Вероятно, в 7-м, самое позднее в 6-м веке до н. э. греки начинают развивать мышление в его абстрактной и максимально обобщающей форме. У них появляются первые мыслители — ученые и философы, Пифагор, элеаты и ионийцы. Пифагор первым назвал символ ключа, отмыкающего дверь в заветное будущее разума: число. Число дано только мышлению (в отличие от образа, который дан всем другим психическим способностям, и, в отличие от него же, является не целостностью, а принципиальной дробимостью, «бесконечной расщепляемостью»; правда, оно может интегрировать расщепленное в виде его чистой формы, логоса, но только сначала расщепив целое), и именно чистое мышление есть та «равномощная» бессознательному сила, которой так домогались греки. А равномощна она (в ощущении греков, а не на самом деле) потому, что столь же безлична и действует с такой же беспощадной необходимостью и автоматизмом, но «лучше» бессознательного, поскольку управляется разумом, сознанием, связанными с «я». Эти свойства сознания, а специально — его добела раскаленного острия, мышления, греки принялись культивировать со всем пылом, на какой были способны.

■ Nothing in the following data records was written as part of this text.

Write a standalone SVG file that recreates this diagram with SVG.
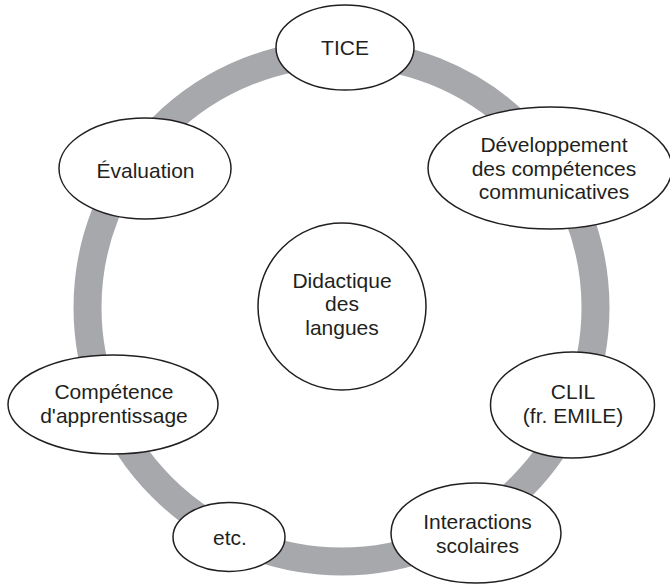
<svg xmlns="http://www.w3.org/2000/svg" width="670" height="585" viewBox="0 0 670 585">
<style>
.node{fill:#fff;stroke:#231f20;stroke-width:1.5}
.lbl{font-family:"Liberation Sans",Arial,sans-serif;font-size:21px;fill:#231f20;text-anchor:middle}
.ring{fill:none;stroke:#a6a8ab;stroke-width:28}
</style>
<rect width="670" height="585" fill="#fff"/>
<g id="connectors">
<circle class="ring" cx="341.5" cy="307.5" r="254"/>
</g>
<g id="center">
<ellipse class="node" cx="342" cy="306.5" rx="84" ry="83.5"/>
<text class="lbl" x="342" y="288">Didactique</text>
<text class="lbl" x="342" y="311">des</text>
<text class="lbl" x="342" y="335">langues</text>
</g>
<g id="tice">
<ellipse class="node" cx="345" cy="47.5" rx="69" ry="42.5"/>
<text class="lbl" x="345" y="55">TICE</text>
</g>
<g id="developpement">
<ellipse class="node" cx="550" cy="168" rx="122" ry="61"/>
<text class="lbl" x="554" y="152">Développement</text>
<text class="lbl" x="554" y="175.5">des compétences</text>
<text class="lbl" x="554" y="199">communicatives</text>
</g>
<g id="evaluation">
<ellipse class="node" cx="145" cy="168.5" rx="86" ry="50.5"/>
<text class="lbl" x="145.5" y="178">Évaluation</text>
</g>
<g id="competence">
<ellipse class="node" cx="113" cy="404.5" rx="105" ry="49.5"/>
<text class="lbl" x="114" y="399">Compétence</text>
<text class="lbl" x="114" y="423">d'apprentissage</text>
</g>
<g id="clil">
<ellipse class="node" cx="572.5" cy="405" rx="82" ry="53"/>
<text class="lbl" x="573" y="399">CLIL</text>
<text class="lbl" x="573" y="423">(fr. EMILE)</text>
</g>
<g id="etc">
<ellipse class="node" cx="229" cy="537" rx="56" ry="34.5"/>
<text class="lbl" x="230" y="545">etc.</text>
</g>
<g id="interactions">
<ellipse class="node" cx="476" cy="533" rx="85" ry="50"/>
<text class="lbl" x="477.5" y="529">Interactions</text>
<text class="lbl" x="477.5" y="553">scolaires</text>
</g>
</svg>
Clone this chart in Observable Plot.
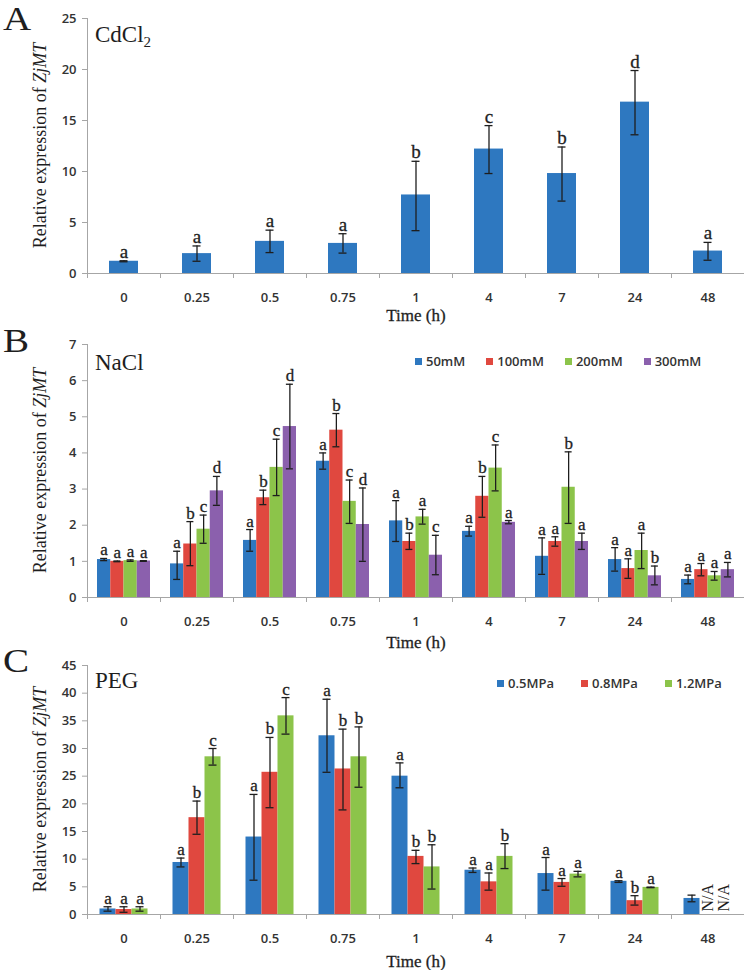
<!DOCTYPE html>
<html>
<head>
<meta charset="utf-8">
<script src="https://cdn.jsdelivr.net/npm/d3@7"></script>
<script src="https://cdn.jsdelivr.net/npm/@observablehq/plot@0.6"></script>
<style>
  body { margin: 0; background: #fff; }
  #root { width: 745px; }
  .panel { position: relative; width: 745px; }
  .panel svg { display: block; overflow: visible; }
  .panel svg g[aria-label="y-axis tick"], .panel svg g[aria-label="x-axis tick"] { stroke: #a6a6a6; }
  .legend { position: absolute; display: flex; align-items: center; font-family: 'Open Sans', sans-serif; font-size: 13px; font-weight: 600; color: #333; white-space: nowrap; }
  .legend .item { display: flex; align-items: center; }
  .legend .sw { width: 7px; height: 7px; margin-right: 4px; }
</style>
</head>
<body>
<div id="root"></div>
<script>
// ---------- data ----------
const times = ["0", "0.25", "0.5", "0.75", "1", "4", "7", "24", "48"];

// Panel A: CdCl2
const cdSeries = ["CdCl2"];
const cdColors = ["#2e78c0"];
const cdMean = [[1.2, 1.95, 3.15, 2.95, 7.7, 12.2, 9.8, 16.8, 2.2]];
const cdLow = [[1.15, 1.2, 2.05, 2.0, 4.2, 9.8, 7.1, 13.6, 1.3]];
const cdHigh = [[1.25, 2.7, 4.25, 3.9, 11.0, 14.5, 12.4, 19.9, 3.05]];
const cdLetters = [["a", "a", "a", "a", "b", "c", "b", "d", "a"]];

// Panel B: NaCl
const naSeries = ["50mM", "100mM", "200mM", "300mM"];
const naColors = ["#2e78c0", "#e0483f", "#8cc44a", "#8b60ad"];
const naMean = [
  [1.05, 0.93, 1.58, 3.77, 2.12, 1.83, 1.14, 1.05, 0.50],
  [1.00, 1.48, 2.76, 4.63, 1.55, 2.80, 1.55, 0.80, 0.77],
  [1.02, 1.89, 3.60, 2.66, 2.23, 3.58, 3.05, 1.30, 0.60],
  [1.01, 2.95, 4.73, 2.02, 1.17, 2.08, 1.55, 0.60, 0.77]
];
const naLow = [
  [1.02, 0.50, 1.28, 3.55, 1.55, 1.70, 0.64, 0.73, 0.38],
  [0.99, 0.88, 2.57, 4.17, 1.33, 2.22, 1.42, 0.53, 0.60],
  [1.00, 1.50, 2.82, 2.05, 2.03, 2.95, 2.05, 0.80, 0.48],
  [1.00, 2.55, 3.56, 1.00, 0.63, 2.04, 1.33, 0.35, 0.57]
];
const naHigh = [
  [1.08, 1.28, 1.88, 4.00, 2.68, 1.97, 1.65, 1.38, 0.62],
  [1.01, 2.10, 2.97, 5.09, 1.78, 3.35, 1.68, 1.07, 0.94],
  [1.04, 2.28, 4.38, 3.25, 2.44, 4.22, 4.03, 1.78, 0.72],
  [1.02, 3.35, 5.90, 3.03, 1.72, 2.13, 1.78, 0.87, 0.97]
];
const naLetters = [
  ["a", "a", "a", "a", "a", "a", "a", "a", "a"],
  ["a", "b", "b", "b", "b", "b", "a", "a", "a"],
  ["a", "c", "c", "c", "a", "c", "b", "a", "a"],
  ["a", "d", "d", "d", "c", "a", "a", "b", "a"]
];

// Panel C: PEG
const pegSeries = ["0.5MPa", "0.8MPa", "1.2MPa"];
const pegColors = ["#2e78c0", "#e0483f", "#8cc44a"];
const pegMean = [
  [1.0, 9.4, 14.0, 32.3, 25.0, 8.0, 7.4, 6.0, 2.9],
  [0.9, 17.5, 25.7, 26.3, 10.5, 5.9, 5.8, 2.5, null],
  [1.0, 28.5, 35.9, 28.5, 8.6, 10.5, 7.3, 4.9, null]
];
const pegLow = [
  [0.6, 8.6, 6.2, 25.7, 22.9, 7.6, 4.4, 5.8, 2.3],
  [0.4, 14.5, 19.3, 18.9, 9.2, 4.4, 5.1, 1.7, null],
  [0.6, 27.0, 32.6, 23.0, 4.6, 8.3, 6.8, 4.85, null]
];
const pegHigh = [
  [1.4, 10.2, 21.7, 38.9, 27.4, 8.4, 10.3, 6.1, 3.5],
  [1.4, 20.5, 32.0, 33.5, 11.6, 7.5, 6.5, 3.4, null],
  [1.4, 30.0, 39.2, 33.9, 12.6, 12.8, 7.8, 4.95, null]
];
const pegLetters = [
  ["a", "a", "a", "a", "a", "a", "a", "a", ""],
  ["a", "b", "b", "b", "b", "a", "a", "b", "N/A"],
  ["a", "c", "c", "b", "b", "b", "a", "a", "N/A"]
];

// ---------- drawing ----------
const W = 745, ML = 87, MR = 1;
const SERIF = "'Liberation Serif', 'Times New Roman', serif";
const SANS = "'Open Sans', sans-serif";
const INK = "#1e1e1e";

function panel(cfg) {
  const bw = (W - ML - MR) / times.length;
  const n = cfg.series.length;
  const barW = cfg.groupW / n;
  const marks = [];
  cfg.series.forEach((s, j) => {
    const rows = times.map((t, i) => ({
      time: t, series: s,
      mean: cfg.mean[j][i], lo: cfg.low[j][i], hi: cfg.high[j][i],
      letter: cfg.letters[j][i]
    }));
    const present = rows.filter(d => d.mean != null);
    const missing = rows.filter(d => d.mean == null);
    const iL = (bw - cfg.groupW) / 2 + j * barW;
    const iR = bw - iL - barW;
    const off = iL + barW / 2 - bw / 2;
    const cap = (barW - cfg.capW) / 2;
    marks.push(
      Plot.barY(present, {x: "time", y: "mean", fill: cfg.colors[j], insetLeft: iL, insetRight: iR}),
      Plot.ruleX(present, {x: "time", y1: "lo", y2: "hi", dx: off, stroke: INK, strokeWidth: 1.3}),
      Plot.tickY(present, {x: "time", y: "lo", insetLeft: iL + cap, insetRight: iR + cap, stroke: INK, strokeWidth: 1.3}),
      Plot.tickY(present, {x: "time", y: "hi", insetLeft: iL + cap, insetRight: iR + cap, stroke: INK, strokeWidth: 1.3}),
      Plot.text(present, {x: "time", y: "hi", text: "letter", dx: off, dy: -3, lineAnchor: "bottom",
        fontFamily: SERIF, fontSize: cfg.letterSize, fill: INK, stroke: INK, strokeWidth: 0.3}),
      Plot.text(missing, {x: "time", y: () => 0, text: "letter", dx: off, dy: -3, rotate: -90,
        textAnchor: "start", lineAnchor: "middle", fontFamily: SERIF, fontSize: 16, fill: INK})
    );
  });

  const yTicks = d3.range(0, cfg.yMax + 1e-9, cfg.yStep);
  const plot = Plot.plot({
    width: W, height: cfg.height,
    marginLeft: ML, marginRight: MR, marginTop: cfg.mt, marginBottom: cfg.mb,
    style: {fontFamily: SANS, fontSize: "13px", color: "#333", background: "transparent", overflow: "visible"},
    x: {domain: times, padding: 0},
    y: {domain: [0, cfg.yMax]},
    marks: [
      ...marks,
      Plot.ruleY([0], {stroke: "#a6a6a6"}),
      Plot.ruleX([times[0]], {x: d => d, y1: 0, y2: cfg.yMax, dx: -bw / 2, stroke: "#a6a6a6"}),
      Plot.axisY({ticks: yTicks, tickFormat: d3.format("d"), tickSize: 5, tickPadding: 6, label: null, fontWeight: 600}),
      Plot.axisX({tickSize: 0, tickPadding: 19, label: null, fontWeight: 600}),
      Plot.axisX({tickSize: 5, tickFormat: () => "", dx: -bw / 2, label: null}),
      Plot.text(["Time (h)"], {frameAnchor: "bottom", dy: cfg.timeDy, lineAnchor: "middle",
        fontFamily: SERIF, fontSize: 17, fill: INK, stroke: INK, strokeWidth: 0.3})
    ]
  });

  const svg = d3.select(plot);
  // panel letter
  svg.append("text").attr("x", 3).attr("y", cfg.letterY)
    .attr("text-anchor", "start")
    .attr("font-family", SERIF).attr("font-size", 34).attr("fill", INK)
    .attr("transform", `translate(3,0) scale(1.15,1) translate(-3,0)`)
    .text(cfg.letter);
  // treatment label
  const tl = svg.append("text").attr("x", 95).attr("y", cfg.treatY)
    .attr("text-anchor", "start")
    .attr("font-family", SERIF).attr("font-size", 23).attr("fill", INK);
  tl.append("tspan").text(cfg.treatment);
  if (cfg.sub) tl.append("tspan").attr("font-size", 15).attr("dy", 5).text(cfg.sub);
  // y title
  const cy = (cfg.mt + cfg.height - cfg.mb) / 2;
  const yt = svg.append("text").attr("transform", `translate(46,${cy}) rotate(-90)`)
    .attr("text-anchor", "middle").attr("font-family", SERIF).attr("font-size", 18).attr("fill", INK);
  yt.append("tspan").text("Relative expression of ");
  yt.append("tspan").attr("font-style", "italic").text("ZjMT");

  const wrap = document.createElement("div");
  wrap.className = "panel";
  wrap.style.height = cfg.height + "px";
  wrap.appendChild(plot);

  if (cfg.legend) {
    const lg = document.createElement("div");
    lg.className = "legend";
    lg.style.left = cfg.legend.x + "px";
    lg.style.top = (cfg.legend.y - 9) + "px";
    lg.style.height = "18px";
    cfg.series.forEach((s, j) => {
      const it = document.createElement("div");
      it.className = "item";
      if (j < cfg.series.length - 1) it.style.marginRight = cfg.legend.gap + "px";
      const sw = document.createElement("span");
      sw.className = "sw";
      sw.style.background = cfg.colors[j];
      const tx = document.createElement("span");
      tx.textContent = s;
      it.appendChild(sw); it.appendChild(tx);
      lg.appendChild(it);
    });
    wrap.appendChild(lg);
  }
  document.getElementById("root").appendChild(wrap);
}

panel({
  height: 318, mt: 18, mb: 45, yMax: 25, yStep: 5,
  series: cdSeries, colors: cdColors, mean: cdMean, low: cdLow, high: cdHigh, letters: cdLetters,
  groupW: 29, capW: 8, letterSize: 19,
  letter: "A", letterY: 30, treatment: "CdCl", sub: "2", treatY: 42, timeDy: 42
});

panel({
  height: 322, mt: 26, mb: 43, yMax: 7, yStep: 1,
  series: naSeries, colors: naColors, mean: naMean, low: naLow, high: naHigh, letters: naLetters,
  groupW: 53, capW: 7, letterSize: 17,
  letter: "B", letterY: 34, treatment: "NaCl", treatY: 52, timeDy: 45,
  legend: {x: 415, y: 43, gap: 21}
});

panel({
  height: 330, mt: 25, mb: 56, yMax: 45, yStep: 5,
  series: pegSeries, colors: pegColors, mean: pegMean, low: pegLow, high: pegHigh, letters: pegLetters,
  groupW: 48, capW: 8, letterSize: 17,
  letter: "C", letterY: 32, treatment: "PEG", treatY: 48, timeDy: 47,
  legend: {x: 497, y: 43, gap: 27}
});
</script>
</body>
</html>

Уже самые первые плоды с древа познания доставляли грекам острое удовольствие — они как дети радовались остроумию своих философов с их апориями и глубокомыслию своих геометров, для которых геометрия впервые стала отвлеченной, не связанной, как прежде, только с практическим землемерием и строительством, а чисто числовой, математической, теоретической. Греческая математика вообще была своеобразна, поскольку сильно ориентировала философское мышление — и в «чистом виде» (пифагорейцы, Платон), и в виде логики (Аристотель, стоики). Числа с их беспощадным роком давали мышлению иллюзию собственного всемогущества или по крайней мере внушали мышлению ощущение превосходства порядка над хаосом.
В 5-м веке такие матерые, крупные василиски, как софисты, пытались пригвоздить хаос бессознательного, заморозить его взглядом, показывая, что мышление может безнаказанно вытворять все, что угодно разуму[8]и не оглядываться ни на что, то есть на бессознательное. Этот взгляд василиска выражало их знаменитое «homo mensura»: отныне «человек», то есть разумное сознание, а не бессознательное, будет определять, чему «существовать», а чему нет; оно будет «директором» жизни. Таково было начало, а в нем — еще очень много от игры в новинку и детского наслаждения игрой; смертельно серьезным отношение сознательного разума к самому себе станет на несколько столетий позже.
Такое отношение выражалось, между прочим, не только в вакханалии новехонькой, с иголочки, логики (Аристотель, стоики, математики), но и в скепсисе(вообще говоря), сомнении, которое направлялось мышлением на самого себя и было движимо потаенным сознанием неправомочности той узурпации, о которой я уже говорил. Этот скепсис, хотя и в неузнаваемой форме, можно видеть уже у элеатов с их апориями — безвыходными ловушками для мышления, ставящими его в крайне неловкое и даже постыдное положение; а расцвел он в античном скептицизме с его принципом исостении во времена, когда полного расцвета достигло и абстрактное мышление.
Скепсис цепко сопровождал триумфальное шествие разума на протяжении всей последующей истории матрицы, а иногда и вовсе забегал вперед этого шествия, пытаясь им дирижировать: см. линию Августин — Декарт — Кант — позитивизм — постмодернизм. И самое интересное в нем то, что он хитро вел все-таки к оправданию разума: ведь он, разум, оказывался в конце концов единственной инстанцией, ускользавшей от радикального сомнения и даже выводившей его (самого себя) из-под сомнения. Делал он это, разумеется, средставами самого разума, мышления, к тому же весьма изощренного. Но его неуверенность в себе различима даже за такой завесой.
Успехи разумного мышления в его специальной, абстрактно-научной форме шли у греков, точнее, у их научной и артистической элиты, параллельно усилению бессознательного чувства «вины перед богами», то есть перед естеством, природой, естественным балансом их психического организма, естеством, самовольно испорченным и нарушенным этим мнимым счастливцем. Такое чувство вины проявлялось у них двояко и — на всякий случай повторю — бессознательно.
Во-первых, в сфере искусства и мифа. Что касается последнего, не нужно никаких особых усилий, чтобы обнаружить в греческих мифах чувство вины перед богами (архетипами бессознательного). Достаточно вспомнить мифы о Прометее, Дедале и Арахне — дальнейшие объяснения тут излишни. Сложнее дело обстоит с искусством, а именно трагедией. Уже на основании типологического сходства мифа и сюжетов трагедии всякому сразу ясно, куда направлять свой фонарик: на таких героев, как Эдип и Пенфей. Немедленно выясняется и другое, а именно, что чувство вины было тесно связано в греческом бессознательном с чувством страха: ведь боги страшно мстят за неуважение.